The Art of Filmmaking
The art of filmmaking was all about breaking down a story into shots and then cutting the shots down to a fifth of the size of the total length of footage shot in the camera. We used to call it five to one ratio. By 'we' I mean indies. The majors used to do ten to one ratio; they had money to burn ... and they got it back on account of their marketing and clout with exhibitors (cinema chain owners.)
The director used to go out and shoot a movie and bring it in under budget and on schedule, and the editor used to get the 'circled takes' from the shoot and cut them together on an upright Moviola according the script girl's notes -- what the director had called out as 'cut and print!' All the other shots weren't even printed; the editor never saw them. It was called 'director's cut.'
Now you have directors shooting a movie with several cameras at the same time. 'Keep rolling' is the common phrase. Digital costs nothing! The editors get thousands of hours of coverage -- they decide what to use and what to discard! With all that digital imagery and sound, you need many editors, colorization artists, cgi creators, etc. The movie is no longer the 'director's medium'! The editors take a long time to put a movie together -- sometimes years.
The art of filmmaking is lost!
Well, we can still go back to shooting film, you know! And there will be a few people doing that -- less and less every year -- as long as film lasts! It's safe to say that film will not be the dominant medium of the 21st Century. It might be digital ... or some other format!
I think we should be prepared! As filmmakers, we should use the present technologies to their maximum benefit, and preserve the art of filmmaking according to what we have learned in the 20th Century.
So while you're shooting your new digital camera, make sure you only shoot those scenes that you're likely going to use. You might be able to tie a camera to a fly's rear and fly it around the room, but whose POV is that?
Learn to say 'action' and 'cut' with the same discipline as the old directors who worked for the studios. Rehearse and shoot the scenes the way you interpret the screenplay.

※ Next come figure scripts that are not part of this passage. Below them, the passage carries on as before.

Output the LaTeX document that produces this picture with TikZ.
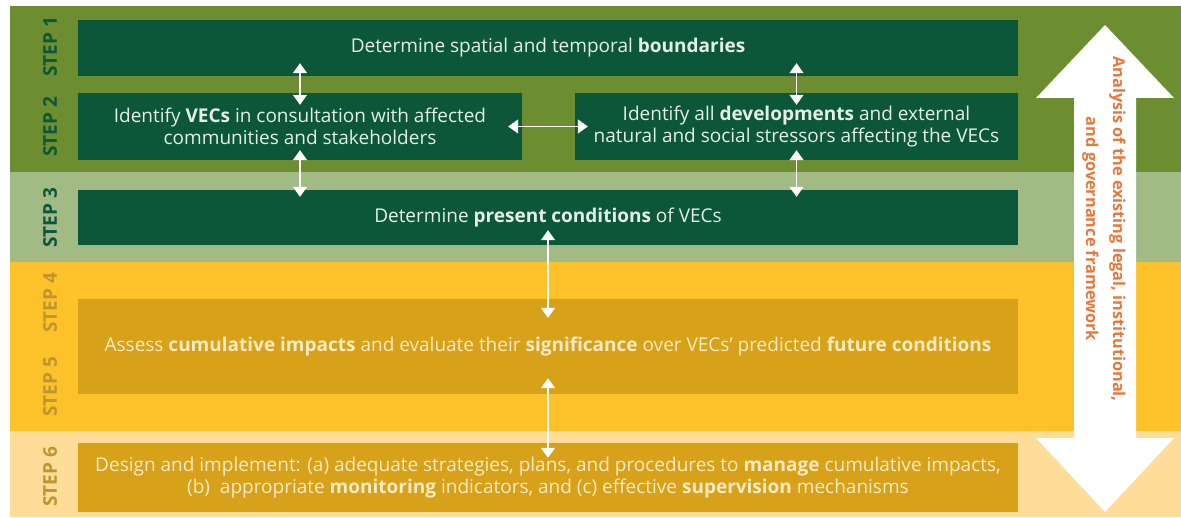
\documentclass[tikz,border=0pt]{standalone}
\usepackage{fontspec}
\setmainfont{Open Sans}
\usetikzlibrary{arrows.meta}
\definecolor{bandgreen}{HTML}{6C8E30}
\definecolor{bandsage}{HTML}{A2BB84}
\definecolor{bandyellow}{HTML}{FDC22A}
\definecolor{bandpale}{HTML}{FDDD98}
\definecolor{boxgreen}{HTML}{0C573A}
\definecolor{boxgold}{HTML}{D7A11A}
\definecolor{textmint}{HTML}{E4F0E6}
\definecolor{textcream}{HTML}{FCEBC4}
\definecolor{stepgold}{HTML}{BF9532}
\definecolor{frameorange}{HTML}{E7773A}
\begin{document}
\begin{tikzpicture}[x=1pt, y=-1pt, line join=round,
	box/.style={inner sep=0pt, align=center, font=\fontsize{19}{22}\selectfont},
	gbox/.style={box, fill=boxgreen, text=textmint},
	ybox/.style={box, fill=boxgold, text=textcream},
	steplabel/.style={rotate=90, font=\fontsize{19}{19}\selectfont\bfseries},
	link/.style={white, line width=1.5pt, {Triangle[width=14pt,length=10pt]}-{Triangle[width=14pt,length=10pt]}}]
	\useasboundingbox (0,0) rectangle (1181,518);
	% bands
	\fill [bandgreen] (10,6) rectangle (1181,172);
	\fill [bandsage] (10,172) rectangle (1181,262);
	\fill [bandyellow] (10,262) rectangle (1181,431);
	\fill [bandpale] (10,431) rectangle (1181,517);
	% big arrow
	\fill [white] (1105,25) -- (1174,98) -- (1136,98) -- (1136,438) -- (1174,438) -- (1105,512)
		-- (1036,438) -- (1074,438) -- (1074,98) -- (1036,98) -- cycle;
	\node [rotate=-90, align=center, text=frameorange, font=\fontsize{16.3}{27}\selectfont\bfseries] (frame) at (1104,229)
		{Analysis of the existing legal, institutional,\\and governance framework};
	% steps
	\node [steplabel, text=boxgreen] (l1) at (50,47) {STEP 1};
	\node [steplabel, text=boxgreen] (l2) at (50,127) {STEP 2};
	\node [steplabel, text=boxgreen] (l3) at (50,218) {STEP 3};
	\node [steplabel, text=stepgold] (l4) at (50,303) {STEP 4};
	\node [steplabel, text=stepgold] (l5) at (50,387) {STEP 5};
	\node [steplabel, text=stepgold] (l6) at (50,477) {STEP 6};
	% boxes
	\node [gbox, minimum width=940pt, minimum height=56pt] (s1) at (548,48)
		{Determine spatial and temporal \textbf{boundaries}};
	\node [gbox, minimum width=444pt, minimum height=67pt] (s2a) at (300,126.5)
		{Identify \textbf{VECs} in consultation with affected\\communities and stakeholders};
	\node [gbox, minimum width=443pt, minimum height=67pt] (s2b) at (796.5,126.5)
		{Identify all \textbf{developments} and external\\natural and social stressors affecting the VECs};
	\node [gbox, minimum width=940pt, minimum height=55pt] (s3) at (548,217.5)
		{Determine \textbf{present conditions} of VECs};
	\node [ybox, minimum width=940pt, minimum height=95pt] (s45) at (548,346.5)
		{Assess \textbf{cumulative impacts} and evaluate their \textbf{significance} over VECs’ predicted \textbf{future conditions}};
	\node [ybox, minimum width=940pt, minimum height=69pt] (s6) at (548,477.5)
		{Design and implement: (a) adequate strategies, plans, and procedures to \textbf{manage} cumulative impacts,\\
		(b)~ appropriate \textbf{monitoring} indicators, and (c) effective \textbf{supervision} mechanisms};
	% links
	\draw [link] ([yshift=13pt]s1.south -| s2a) -- ([yshift=-12pt]s2a.north);
	\draw [link] ([yshift=13pt]s1.south -| s2b) -- ([yshift=-12pt]s2b.north);
	\draw [link] ([xshift=-14pt]s2a.east) -- ([xshift=13pt]s2b.west);
	\draw [link] ([yshift=10pt]s2a.south) -- ([yshift=-7pt]s3.north -| s2a);
	\draw [link] ([yshift=10pt]s2b.south) -- ([yshift=-7pt]s3.north -| s2b);
	\draw [link] ([yshift=15pt]s3.south) -- ([yshift=-19pt]s45.north);
	\draw [link] ([yshift=16pt]s45.south) -- ([yshift=-15pt]s6.north);
\end{tikzpicture}
\end{document}
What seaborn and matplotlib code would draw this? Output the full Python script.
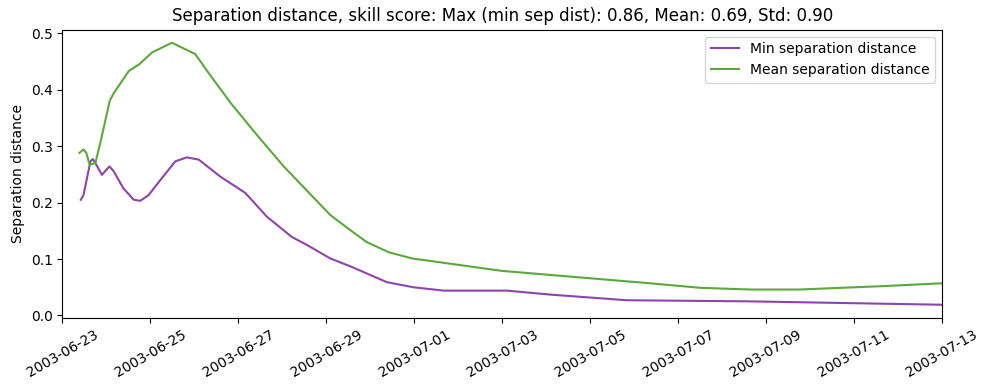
import pandas as pd
import seaborn as sns
import matplotlib
matplotlib.use("Agg")
import matplotlib.pyplot as plt
import matplotlib.dates as mdates

# Min separation distance
min_times = [
    "2003-06-23 10:05", "2003-06-23 11:30", "2003-06-23 15:20", "2003-06-23 16:35",
    "2003-06-23 18:00", "2003-06-23 21:35", "2003-06-24 01:40", "2003-06-24 04:05",
    "2003-06-24 09:20", "2003-06-24 14:55", "2003-06-24 18:30", "2003-06-24 23:00",
    "2003-06-25 05:30", "2003-06-25 13:40", "2003-06-25 19:55", "2003-06-26 02:25",
    "2003-06-26 14:10", "2003-06-27 03:50", "2003-06-27 15:35", "2003-06-28 05:15",
    "2003-06-28 13:25", "2003-06-29 02:10", "2003-06-29 13:10", "2003-06-30 09:05",
    "2003-06-30 23:30", "2003-07-01 16:05", "2003-07-03 02:40", "2003-07-04 02:10",
    "2003-07-05 19:55", "2003-07-08 15:20", "2003-07-13 00:00",
]
min_sep = [
    0.205, 0.213, 0.273, 0.277, 0.270, 0.249, 0.264, 0.255,
    0.225, 0.205, 0.203, 0.213, 0.240, 0.273, 0.280, 0.276,
    0.246, 0.217, 0.175, 0.139, 0.125, 0.101, 0.087, 0.059,
    0.050, 0.044, 0.044, 0.037, 0.027, 0.025, 0.019,
]

# Mean separation distance
mean_times = [
    "2003-06-23 09:20", "2003-06-23 11:30", "2003-06-23 13:05", "2003-06-23 14:50",
    "2003-06-23 18:00", "2003-06-23 20:40", "2003-06-24 01:50", "2003-06-24 04:05",
    "2003-06-24 12:15", "2003-06-24 18:00", "2003-06-25 01:00", "2003-06-25 11:45",
    "2003-06-26 00:30", "2003-06-26 07:00", "2003-06-26 19:40", "2003-06-27 10:05",
    "2003-06-28 00:45", "2003-06-28 04:20", "2003-06-29 02:10", "2003-06-29 13:10",
    "2003-06-29 22:05", "2003-06-30 10:05", "2003-06-30 22:50", "2003-07-02 23:45",
    "2003-07-06 08:40", "2003-07-07 12:00", "2003-07-08 15:20", "2003-07-09 18:30",
    "2003-07-11 15:50", "2003-07-13 00:00",
]
mean_sep = [
    0.288, 0.294, 0.288, 0.267, 0.270, 0.305, 0.380, 0.394,
    0.433, 0.445, 0.466, 0.483, 0.463, 0.433, 0.377, 0.320,
    0.264, 0.252, 0.178, 0.151, 0.130, 0.112, 0.101, 0.079,
    0.057, 0.049, 0.046, 0.046, 0.052, 0.057,
]

df = pd.concat([
    pd.DataFrame({"time": pd.to_datetime(min_times), "value": min_sep,
                  "series": "Min separation distance"}),
    pd.DataFrame({"time": pd.to_datetime(mean_times), "value": mean_sep,
                  "series": "Mean separation distance"}),
])

palette = {"Min separation distance": "#8e44ad", "Mean separation distance": "#5ba83c"}

fig, ax = plt.subplots(figsize=(9.9, 3.9), dpi=100)
sns.lineplot(data=df, x="time", y="value", hue="series", palette=palette, ax=ax, linewidth=1.5)

ax.set_xlim(pd.Timestamp("2003-06-23"), pd.Timestamp("2003-07-13"))
ax.xaxis.set_major_locator(mdates.DayLocator(bymonthday=range(1, 32, 2)))
ax.xaxis.set_major_formatter(mdates.DateFormatter("%Y-%m-%d"))
plt.xticks(rotation=30)

handles, labels = ax.get_legend_handles_labels()
ax.legend(handles, labels, loc="upper right")

ax.set_title("Separation distance, skill score: Max (min sep dist): 0.86, Mean: 0.69, Std: 0.90")
ax.set_xlabel("")
ax.set_ylabel("Separation distance")
fig.subplots_adjust(left=0.063, right=0.9515, top=0.924, bottom=0.185)
plt.savefig("out.png")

Use one camera (because you can only have one point of view,) and if you have a scene that cannot be repeated, by all means use more than one camera (two usually are sufficient -- unless you're blowing up the whole world!)
And digital is harder to format because of all the different camera formats. There are no hard standards anymore. The number of pixels are all different -- they call it 'raw image' now. It's raw because it needs to be 'processed'! You thought only film needs to be processed? Wait until you hear how many ways your digital images are going to be processed.
So in order to keep control over the final outcome of your movie, shoot less and less and use your time wisely as director. Know what you're looking for before you roll cameras!
And, oh yes, shoot film while you still can!